● Task prompt:
Word for word, transcribe the lines below and drop the pictures.

#### Collected material

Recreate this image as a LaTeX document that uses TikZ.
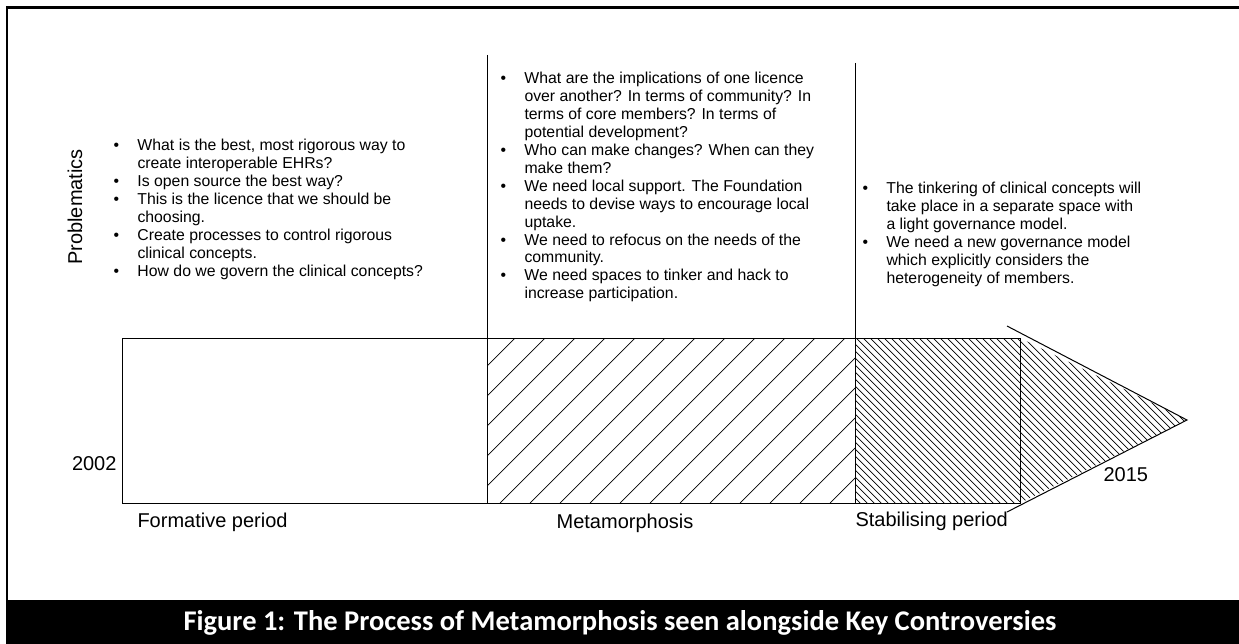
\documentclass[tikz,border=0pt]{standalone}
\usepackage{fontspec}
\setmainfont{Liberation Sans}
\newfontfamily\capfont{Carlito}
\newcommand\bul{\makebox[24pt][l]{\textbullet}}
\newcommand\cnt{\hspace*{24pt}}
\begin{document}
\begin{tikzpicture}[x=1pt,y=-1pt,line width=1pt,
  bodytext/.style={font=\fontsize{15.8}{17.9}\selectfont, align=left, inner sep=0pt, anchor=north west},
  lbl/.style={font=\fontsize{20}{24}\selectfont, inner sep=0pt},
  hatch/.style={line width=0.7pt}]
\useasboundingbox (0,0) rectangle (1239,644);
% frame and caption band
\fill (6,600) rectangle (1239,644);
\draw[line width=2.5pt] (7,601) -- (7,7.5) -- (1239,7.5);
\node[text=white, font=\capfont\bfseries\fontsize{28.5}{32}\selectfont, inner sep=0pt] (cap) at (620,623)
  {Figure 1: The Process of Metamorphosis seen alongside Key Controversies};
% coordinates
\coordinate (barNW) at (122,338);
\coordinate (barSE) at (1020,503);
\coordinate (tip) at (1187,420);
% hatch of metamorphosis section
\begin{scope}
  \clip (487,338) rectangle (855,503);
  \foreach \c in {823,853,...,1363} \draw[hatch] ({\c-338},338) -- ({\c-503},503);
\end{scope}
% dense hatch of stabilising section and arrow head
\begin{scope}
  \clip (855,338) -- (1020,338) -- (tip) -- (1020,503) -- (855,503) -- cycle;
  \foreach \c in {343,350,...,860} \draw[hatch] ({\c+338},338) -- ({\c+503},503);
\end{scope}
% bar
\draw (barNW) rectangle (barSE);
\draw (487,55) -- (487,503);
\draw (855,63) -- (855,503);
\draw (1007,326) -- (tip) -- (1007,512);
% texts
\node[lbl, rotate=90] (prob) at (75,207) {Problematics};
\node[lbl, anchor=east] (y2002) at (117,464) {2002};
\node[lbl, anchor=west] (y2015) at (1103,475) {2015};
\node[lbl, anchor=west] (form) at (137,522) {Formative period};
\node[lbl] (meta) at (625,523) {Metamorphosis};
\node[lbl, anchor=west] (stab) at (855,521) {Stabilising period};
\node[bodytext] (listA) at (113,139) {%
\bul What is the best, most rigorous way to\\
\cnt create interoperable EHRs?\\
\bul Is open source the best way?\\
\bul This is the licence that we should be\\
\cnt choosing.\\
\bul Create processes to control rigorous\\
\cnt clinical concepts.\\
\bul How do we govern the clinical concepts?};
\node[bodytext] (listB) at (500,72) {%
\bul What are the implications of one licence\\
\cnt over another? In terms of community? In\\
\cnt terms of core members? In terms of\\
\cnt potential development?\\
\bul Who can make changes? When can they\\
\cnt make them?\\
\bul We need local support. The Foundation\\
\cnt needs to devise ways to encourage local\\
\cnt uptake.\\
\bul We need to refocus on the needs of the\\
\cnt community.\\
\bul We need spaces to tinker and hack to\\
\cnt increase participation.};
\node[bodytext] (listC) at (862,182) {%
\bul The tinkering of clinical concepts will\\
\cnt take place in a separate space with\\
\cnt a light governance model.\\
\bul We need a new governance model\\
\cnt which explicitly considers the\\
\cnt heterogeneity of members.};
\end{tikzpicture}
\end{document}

########

● Complete answer:
Recreate this image as a LaTeX document that uses TikZ.
\documentclass[tikz,border=0pt]{standalone}
\usepackage{fontspec}
\setmainfont{Liberation Sans}
\newfontfamily\capfont{Carlito}
\newcommand\bul{\makebox[24pt][l]{\textbullet}}
\newcommand\cnt{\hspace*{24pt}}
\begin{document}
\begin{tikzpicture}[x=1pt,y=-1pt,line width=1pt,
  bodytext/.style={font=\fontsize{15.8}{17.9}\selectfont, align=left, inner sep=0pt, anchor=north west},
  lbl/.style={font=\fontsize{20}{24}\selectfont, inner sep=0pt},
  hatch/.style={line width=0.7pt}]
\useasboundingbox (0,0) rectangle (1239,644);
% frame and caption band
\fill (6,600) rectangle (1239,644);
\draw[line width=2.5pt] (7,601) -- (7,7.5) -- (1239,7.5);
\node[text=white, font=\capfont\bfseries\fontsize{28.5}{32}\selectfont, inner sep=0pt] (cap) at (620,623)
  {Figure 1: The Process of Metamorphosis seen alongside Key Controversies};
% coordinates
\coordinate (barNW) at (122,338);
\coordinate (barSE) at (1020,503);
\coordinate (tip) at (1187,420);
% hatch of metamorphosis section
\begin{scope}
  \clip (487,338) rectangle (855,503);
  \foreach \c in {823,853,...,1363} \draw[hatch] ({\c-338},338) -- ({\c-503},503);
\end{scope}
% dense hatch of stabilising section and arrow head
\begin{scope}
  \clip (855,338) -- (1020,338) -- (tip) -- (1020,503) -- (855,503) -- cycle;
  \foreach \c in {343,350,...,860} \draw[hatch] ({\c+338},338) -- ({\c+503},503);
\end{scope}
% bar
\draw (barNW) rectangle (barSE);
\draw (487,55) -- (487,503);
\draw (855,63) -- (855,503);
\draw (1007,326) -- (tip) -- (1007,512);
% texts
\node[lbl, rotate=90] (prob) at (75,207) {Problematics};
\node[lbl, anchor=east] (y2002) at (117,464) {2002};
\node[lbl, anchor=west] (y2015) at (1103,475) {2015};
\node[lbl, anchor=west] (form) at (137,522) {Formative period};
\node[lbl] (meta) at (625,523) {Metamorphosis};
\node[lbl, anchor=west] (stab) at (855,521) {Stabilising period};
\node[bodytext] (listA) at (113,139) {%
\bul What is the best, most rigorous way to\\
\cnt create interoperable EHRs?\\
\bul Is open source the best way?\\
\bul This is the licence that we should be\\
\cnt choosing.\\
\bul Create processes to control rigorous\\
\cnt clinical concepts.\\
\bul How do we govern the clinical concepts?};
\node[bodytext] (listB) at (500,72) {%
\bul What are the implications of one licence\\
\cnt over another? In terms of community? In\\
\cnt terms of core members? In terms of\\
\cnt potential development?\\
\bul Who can make changes? When can they\\
\cnt make them?\\
\bul We need local support. The Foundation\\
\cnt needs to devise ways to encourage local\\
\cnt uptake.\\
\bul We need to refocus on the needs of the\\
\cnt community.\\
\bul We need spaces to tinker and hack to\\
\cnt increase participation.};
\node[bodytext] (listC) at (862,182) {%
\bul The tinkering of clinical concepts will\\
\cnt take place in a separate space with\\
\cnt a light governance model.\\
\bul We need a new governance model\\
\cnt which explicitly considers the\\
\cnt heterogeneity of members.};
\end{tikzpicture}
\end{document}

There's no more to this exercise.